By this juncture in the story, the four of us were entrenched in adulthood. Firmly entrenched, in fact. The last vestiges of youth had long ago been torn away by mortgages and marriages. Chas and Stuart had become professional musicians, and as such, found themselves at some point on tour in—I believe—Spain. Spain or France or some such European place with beaches, and during a period of respite from their orchestral duties, the boys were wandering along a beach discussing blues music. Now, I have never understood why they were discussing the blues under such circumstances (said circumstances would have included, would they not, bared breasts?), but they were. Chas and Stuart were bemoaning the fact that they no longer played the blues, that there was no outlet for this proclivity. Orchestral bass players like nothing better than slapping away on a electric bass—which, if nothing else, is a lot less physical labour—and Stuart, in addition to his accomplishments on the trumpet, had taught himself to play the guitar (like Mike Bloomfield) and the harmonica (like the great Bunky Butterfield himself). The two decided they would get together and “jam,” a word I have put in poncey quotation marks so that I can discuss it for a little bit.

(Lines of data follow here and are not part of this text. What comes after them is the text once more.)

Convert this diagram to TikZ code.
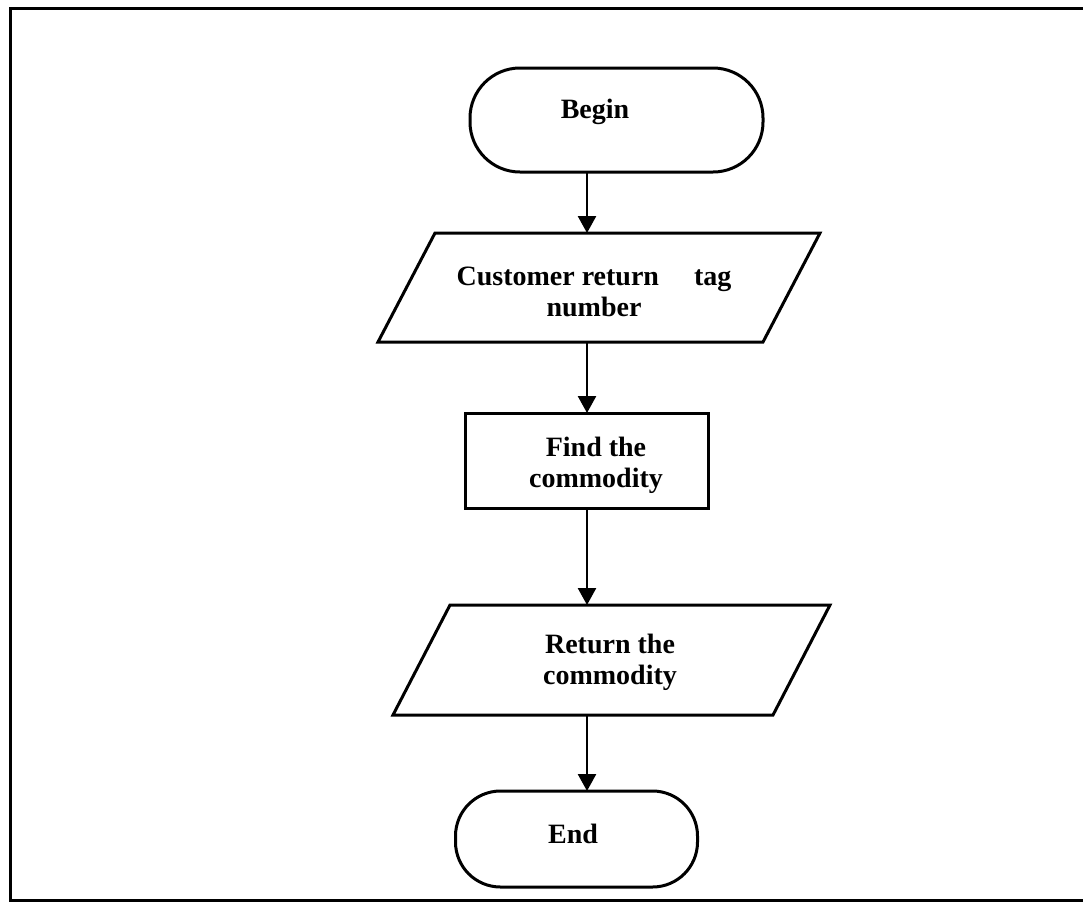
\documentclass[tikz,border=0pt]{standalone}
\usepackage{fontspec}
\setmainfont{Liberation Serif}
\usetikzlibrary{arrows.meta}

\begin{document}
\begin{tikzpicture}[x=1pt,y=-1pt,
  every node/.style={inner sep=0pt,outer sep=0pt},
  txt/.style={font=\bfseries\fontsize{28}{31}\selectfont,align=center},
  shapeline/.style={draw=black,line width=3pt,inner sep=4pt},
  terminal/.style={shapeline,rectangle},
  procbox/.style={shapeline,rectangle},
  iobody/.style={rectangle,inner sep=4pt},
  ioline/.style={line width=3pt,line join=miter},
  flow/.style={line width=2.6pt,-{Triangle[length=17pt,width=18pt]}},
  frame/.style={line width=3pt}]

\useasboundingbox (0,0) rectangle (1083,903);

% page frame
\draw[frame] (1090,8) -- (10,8) -- (10,900.5) -- (1090,900.5);

% flowchart steps
\node[terminal,rounded corners=50pt,minimum width=293pt,minimum height=104pt,
  label={[txt,xshift=-21.5pt,yshift=8pt]center:Begin}] (begin) at (616.5,120) {};

\node[iobody,minimum width=385pt,minimum height=109pt,
  label={[txt,xshift=-5pt,yshift=-4pt]center:Customer return\hspace{35pt}tag\\number}] (input) at (599,287.5) {};
\draw[ioline] ([xshift=-28.5pt]input.south west) -- ([xshift=28.5pt]input.north west)
  -- ([xshift=28.5pt]input.north east) -- ([xshift=-28.5pt]input.south east) -- cycle;

\node[procbox,minimum width=243pt,minimum height=95pt,
  label={[txt,xshift=9.5pt,yshift=-4.5pt]center:Find the\\commodity}] (find) at (586.5,460.5) {};

\node[iobody,minimum width=380pt,minimum height=110pt,
  label={[txt,xshift=-1.5pt,yshift=-2.5pt]center:Return the\\commodity}] (output) at (611.5,660) {};
\draw[ioline] ([xshift=-28.5pt]output.south west) -- ([xshift=28.5pt]output.north west)
  -- ([xshift=28.5pt]output.north east) -- ([xshift=-28.5pt]output.south east) -- cycle;

\node[terminal,rounded corners=45pt,minimum width=242pt,minimum height=96pt,
  label={[txt,xshift=-3.5pt,yshift=5pt]center:End}] (end) at (576.5,839) {};

% connectors share one vertical axis
\coordinate (axis) at (587,0);
\draw[flow] (begin.south -| axis) -- (input.north -| axis);
\draw[flow] (input.south -| axis) -- (find.north -| axis);
\draw[flow] (find.south -| axis) -- (output.north -| axis);
\draw[flow] (output.south -| axis) -- (end.north -| axis);
\end{tikzpicture}
\end{document}
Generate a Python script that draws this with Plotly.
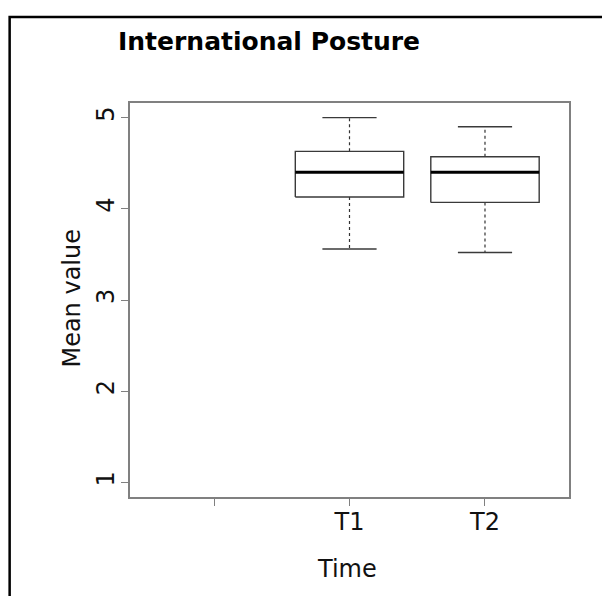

“Jamming” is what occurs when a bunch of musicians get together to play. It is not a rehearsal for an upcoming gig, and rarely is it a performance. (One could argue that most performances of jazz music are jam sessions, but, um, why not wait until I’m finished explaining before putting forth that argument?) In its truest sense, we’re discussing a one-off. The personnel are random, dictated by the Fates and the Muses acting in consort. There may be something resembling a standard line-up (bass, drums, keys, guitar), but nothing would prevent five tuba players from getting together to jam. (Nothing at the moment, that is; you might want to lobby your local Member of Parliament to see if he/she can’t introduce some sort of law.) Anyway, the line-up is assembled, or assembles itself, and then, usually, a song is played. Occasionally everyone just has at it. Purely improvised music does have a place in the world; it’s just that everyone hopes that place is far, far away from themselves. More often than not a song is suggested, so that the participants have a place to begin, a framework upon which to hang their ideas and inventions. Jazz musicians often look to the Great American Song Book, those classics that first saw the light of day on the Broadway stage or the Hollywood screen. “How about,” someone might suggest, “‘Somewhere over the Rainbow’?” And the others will nod, because the changes are well known. The song typically begins with a flat four minor seventh flattened fifth—oops, maybe the changes aren’t all that well known. They are, like those weird Beatles songs I could never figure out, sophisticated. (Now that I think of it, jazz ensembles often play Beatles tunes. Rarely do you hear them jamming on “Jumpin’ Jack Flash,” although I’m sure it has happened.) My point is, it’s part of a jazz guy’s job to know changes, the chords to all the classics and standards and a few hundred esoteric tunes.